Nicole formed as a tropical storm on October 4, 2016, about 800 km (500 miles) northeast of Puerto Rico and strengthened into a hurricane by October 6. The system peaked as a Category 2 hurricane, with 168.9 km/h (105 mph) winds, a few hours later. After lashing Bermuda, the system set to travel further north over the North Atlantic.
According to Philip Klotzbach, a meteorologist at CSU, specializing in Atlantic basin seasonal hurricane forecast, Nicole has now been a named storm for 13.75 days, which is the longest-lived Atlantic named storm forming after October 1 since 1906.
Nicole was located about 1 030 km (640 miles) east of Cape Race, Newfoundland, and moving toward the north-northeast at about 50 km/h (31 mph) on October 18 at 09:00 UTC, according to the NHC. The system was packing maximum sustained winds of 100 km/h (65 mph) and gusts up to 120.4 km/h (74.8 mph) while its minimum central pressure was estimated at 969 hPa. The winds of tropical force extend up to 555 km (345 miles) away from the center.
The general motion of the system is expected to continue through the night of October 19, and little change in strength is forecast before the post-tropical cyclone is absorbed by another low pressure area during the night of October 19 or 20.

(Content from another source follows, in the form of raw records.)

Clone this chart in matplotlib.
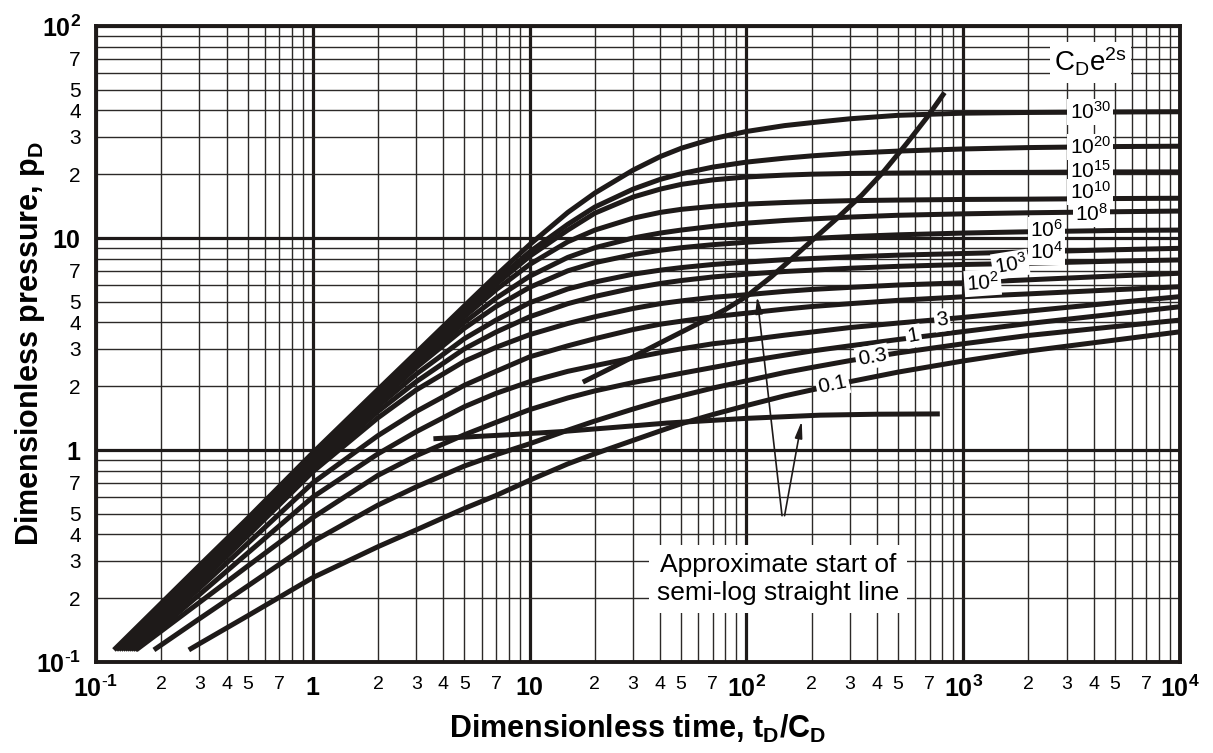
import matplotlib
matplotlib.use('Agg')
import matplotlib.pyplot as plt
from matplotlib import font_manager
import numpy as np


def has_font(name):
    try:
        font_manager.findfont(font_manager.FontProperties(family=name),
                              fallback_to_default=False)
        return True
    except ValueError:
        return False


SANS = 'Liberation Sans'
NARROW = 'Liberation Sans Narrow' if has_font('Liberation Sans Narrow') else SANS

plt.rcParams['font.family'] = [SANS, 'DejaVu Sans']
plt.rcParams['mathtext.fontset'] = 'custom'
plt.rcParams['mathtext.rm'] = SANS
plt.rcParams['mathtext.bf'] = SANS + ':bold'
plt.rcParams['mathtext.default'] = 'regular'

# ---- type curves: p_D against t_D/C_D for each C_D e^2s ----
t_grid = [0.3, 0.5, 1, 2, 3, 5, 7, 10, 15, 20, 30, 40, 50, 70, 100, 150,
          200, 300, 500, 1000, 2000, 5000, 10000]
p_start = 0.114
t_start = [0.121, 0.124, 0.127, 0.130, 0.133, 0.136, 0.139, 0.142,
           0.145, 0.148, 0.151, 0.153, 0.185, 0.268]

pd_1e30 = [0.285, 0.475, 0.97, 1.93, 2.88, 4.78, 6.65, 9.3, 13.2, 16.3, 20.9, 24.2, 26.5, 29.4, 31.8, 33.9, 35.0, 36.5, 37.9, 38.8, 39.1, 39.3, 39.4]
pd_1e20 = [0.280, 0.468, 0.95, 1.89, 2.8, 4.6, 6.3, 8.6, 11.6, 14.0, 17.0, 18.9, 20.1, 21.6, 22.8, 23.8, 24.4, 25.1, 25.7, 26.3, 26.7, 27.0, 27.1]
pd_1e15 = [0.273, 0.458, 0.93, 1.85, 2.74, 4.45, 6.05, 8.2, 10.9, 13.1, 15.6, 17.0, 17.9, 18.8, 19.4, 19.8, 20.0, 20.15, 20.25, 20.35, 20.4, 20.5, 20.5]
pd_1e10 = [0.268, 0.449, 0.91, 1.8, 2.65, 4.25, 5.7, 7.5, 9.6, 10.9, 12.4, 13.2, 13.65, 14.1, 14.45, 14.7, 14.85, 15.0, 15.1, 15.2, 15.25, 15.35, 15.4]
pd_1e8 = [0.262, 0.440, 0.89, 1.75, 2.56, 4.0, 5.2, 6.6, 8.1, 9.0, 10.0, 10.55, 10.9, 11.35, 11.75, 12.1, 12.3, 12.55, 12.8, 13.0, 13.15, 13.3, 13.4]
pd_1e6 = [0.256, 0.431, 0.87, 1.69, 2.45, 3.75, 4.75, 5.85, 7.0, 7.65, 8.35, 8.75, 9.0, 9.3, 9.55, 9.8, 9.95, 10.15, 10.35, 10.55, 10.7, 10.85, 10.9]
pd_1e4 = [0.250, 0.422, 0.85, 1.61, 2.28, 3.35, 4.1, 4.95, 5.75, 6.2, 6.75, 7.05, 7.25, 7.5, 7.7, 7.9, 8.0, 8.15, 8.3, 8.45, 8.6, 8.8, 8.94]
pd_1e3 = [0.243, 0.408, 0.82, 1.52, 2.1, 3.0, 3.6, 4.25, 4.9, 5.3, 5.8, 6.1, 6.3, 6.55, 6.75, 6.95, 7.05, 7.2, 7.35, 7.5, 7.6, 7.78, 7.88]
pd_1e2 = [0.236, 0.393, 0.79, 1.42, 1.92, 2.62, 3.05, 3.5, 3.95, 4.25, 4.65, 4.9, 5.05, 5.25, 5.4, 5.6, 5.72, 5.85, 6.0, 6.15, 6.35, 6.62, 6.82]
pd_10 = [0.223, 0.362, 0.70, 1.17, 1.52, 2.02, 2.35, 2.75, 3.1, 3.35, 3.7, 3.92, 4.05, 4.25, 4.42, 4.62, 4.75, 4.9, 5.08, 5.28, 5.45, 5.7, 5.89]
pd_3 = [0.208, 0.326, 0.60, 0.96, 1.22, 1.6, 1.85, 2.1, 2.35, 2.5, 2.72, 2.88, 3.0, 3.17, 3.3, 3.48, 3.6, 3.78, 3.97, 4.22, 4.52, 4.95, 5.29]
pd_1 = [0.191, 0.283, 0.48, 0.76, 0.94, 1.18, 1.35, 1.55, 1.76, 1.9, 2.08, 2.2, 2.3, 2.45, 2.62, 2.8, 2.93, 3.1, 3.32, 3.62, 3.95, 4.38, 4.74]
pd_03 = [0.160, 0.228, 0.37, 0.55, 0.67, 0.84, 0.95, 1.07, 1.24, 1.37, 1.56, 1.7, 1.8, 1.96, 2.12, 2.32, 2.45, 2.64, 2.87, 3.17, 3.47, 3.82, 4.1]
pd_01 = [0.122, 0.165, 0.25, 0.35, 0.42, 0.53, 0.61, 0.72, 0.86, 0.96, 1.11, 1.23, 1.33, 1.47, 1.62, 1.8, 1.92, 2.1, 2.33, 2.63, 2.93, 3.3, 3.61]

curves = [pd_1e30, pd_1e20, pd_1e15, pd_1e10, pd_1e8, pd_1e6, pd_1e4,
          pd_1e3, pd_1e2, pd_10, pd_3, pd_1, pd_03, pd_01]

# curve labels: text, position and tilt
curve_labels = ['10$^{30}$', '10$^{20}$', '10$^{15}$', '10$^{10}$', '10$^{8}$',
                '10$^{6}$', '10$^{4}$', '10$^{3}$', '10$^{2}$',
                '3', '1', '0.3', '0.1']
label_t = [3850, 3850, 3850, 3850, 3900, 2430, 2430, 1650, 1230,
           800, 590, 380, 250]
label_p = [39.3, 26.9, 20.7, 16.5, 13.0, 10.9, 8.6, 7.5, 6.14,
           4.1, 3.45, 2.75, 2.03]
label_rot = [0, 0, 0, 0, 0, 0, 0, 9, 4, 8, 10, 10, 12]

# approximate start of the semi-log straight line
start_upper_t = [17.6, 25, 30, 40, 60, 80, 100, 130, 160, 200, 260, 340,
                 430, 550, 680, 820]
start_upper_p = [2.09, 2.5, 2.75, 3.2, 3.95, 4.6, 5.3, 6.55, 7.9, 9.7, 12.3,
                 15.9, 20.6, 28.0, 37.0, 48.5]
start_lower_t = [3.6, 8, 13.8, 25, 43, 100, 219, 400, 780]
start_lower_p = [1.13, 1.18, 1.22, 1.28, 1.34, 1.41, 1.46, 1.475, 1.48]

# tick labels
x_major = [0.1, 1, 10, 100, 1000, 10000]
x_major_lab = ['10$^{\\text{-}1}$', '1', '10', '10$^{2}$', '10$^{3}$', '10$^{4}$']
y_major = [0.1, 1, 10, 100]
y_major_lab = ['10$^{\\text{-}1}$', '1', '10', '10$^{2}$']
minor_digits = [2, 3, 4, 5, 6, 7, 8, 9]
labelled_digits = [2, 3, 4, 5, 7]

ink = '#1e1a19'

fig = plt.figure(figsize=(12.13, 7.53), dpi=100)
ax = fig.add_axes([96 / 1213, 1 - 662 / 753, 1084 / 1213, 636 / 753])
ax.set_xscale('log')
ax.set_yscale('log')
ax.set_xlim(0.1, 1e4)
ax.set_ylim(0.1, 100)

for t0, vals in zip(t_start, curves):
    ax.plot([t0] + t_grid, [p_start] + vals, color=ink, lw=3.6,
            solid_capstyle='butt', solid_joinstyle='round', zorder=3)

ax.plot(start_upper_t, start_upper_p, color=ink, lw=3.6,
        solid_capstyle='butt', solid_joinstyle='round', zorder=3)
ax.plot(start_lower_t, start_lower_p, color=ink, lw=3.6,
        solid_capstyle='butt', solid_joinstyle='round', zorder=3)

for i, (lab, tl, pl, rot) in enumerate(zip(curve_labels, label_t, label_p,
                                          label_rot)):
    ax.text(tl, pl, lab, fontsize=15, family=NARROW, rotation=rot,
            ha='center', va='center', zorder=5 + i * 0.01,
            bbox=dict(boxstyle='square,pad=0.1', fc='white', ec='none'))

ax.text(0.917, 0.943, 'C$_{D}$e$^{2s}$', transform=ax.transAxes,
        fontsize=20, family=NARROW, ha='center', va='center', zorder=5,
        bbox=dict(boxstyle='square,pad=0.15', fc='white', ec='none'))

# note box with the two arrows
arrow_kw = dict(arrowstyle='-|>,head_length=1.0,head_width=0.22',
                color=ink, lw=1.2, shrinkA=0, shrinkB=0)
ax.annotate('', xy=(112, 5.3), xytext=(146, 0.49), arrowprops=arrow_kw, zorder=4)
ax.annotate('', xy=(180, 1.37), xytext=(150, 0.49), arrowprops=arrow_kw, zorder=4)
ax.text(0.629, 0.131, 'Approximate start of\nsemi-log straight line',
        transform=ax.transAxes, fontsize=19, family=NARROW,
        ha='center', va='center', linespacing=1.2, zorder=6,
        bbox=dict(boxstyle='square,pad=0.3', fc='white', ec='none'))

# axes, ticks and grid
x_minor = [d * 10.0 ** e for e in range(-1, 4) for d in minor_digits]
y_minor = [d * 10.0 ** e for e in range(-1, 2) for d in minor_digits]


def minor_text(v):
    d = int(round(v / 10 ** np.floor(np.log10(v) + 1e-9)))
    return str(d) if d in labelled_digits else ''


ax.set_xticks(x_major, labels=x_major_lab, fontsize=18, fontweight='bold')
ax.set_xticks(x_minor, labels=[minor_text(v) for v in x_minor], minor=True,
              fontsize=14, family=NARROW)
ax.set_yticks(y_major, labels=y_major_lab, fontsize=18, fontweight='bold')
ax.set_yticks(y_minor, labels=[minor_text(v) for v in y_minor], minor=True,
              fontsize=15)
ax.tick_params(which='both', length=0)
ax.tick_params(axis='x', which='both', pad=10)
ax.tick_params(axis='y', which='both', pad=11)

ax.grid(which='major', color=ink, lw=2.3)
ax.grid(which='minor', color='#2c2928', lw=1.0)
ax.set_axisbelow(True)
for sp in ax.spines.values():
    sp.set_linewidth(2.8)
    sp.set_color(ink)

ax.set_xlabel('Dimensionless time, t$_{D}$/C$_{D}$', fontsize=22,
              fontweight='bold', family=NARROW, va='center')
ax.xaxis.set_label_coords(0.5, -0.106)
ax.set_ylabel('Dimensionless pressure, p$_{D}$', fontsize=22,
              fontweight='bold', va='center')
ax.yaxis.set_label_coords(-0.061, 0.5)

fig.savefig('out.png', dpi=100)
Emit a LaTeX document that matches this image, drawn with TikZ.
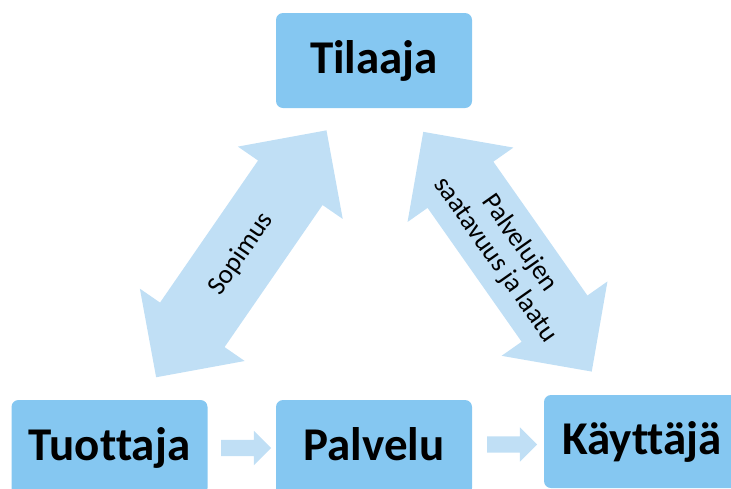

Nicole will complete its extratropical transition over the next 12 hours, and continue as a vigorous extratropical storm through the next 36 hours, before getting absorbed by the other extratropical low.
Post-tropical cyclone Nicole 24-hour forecast track. Image credit: NWS/NOAA/NHC
5-day Tropical Storm Force Wind Speed Probabilities, October 18 to October 23, 2016. Image credit: NOAA/NWS/NHC
Nicole (15L) - full track with Suomi NPP satellite image on Google Earth - October 17, 2016. Credit: NASA/NOAA/DoD Suomi NPP/VIIRS, Google
Large swells generated by Nicole will continue affecting the US east coast, the coast of Atlantic Canada, Bermuda, the Bahamas, the Greater Antilles, the Leeward Islands, and the Azores over the next couple of days. NHC warns the dangerous surf conditions and rip currents should be expected.
The swells from Nicole will also likely reach Europe and the African northwest coast over the next day or two.
Nicole's remnants are expected to reach Greenland and Iceland late October 19, bringing hurricane-force winds and driving snow.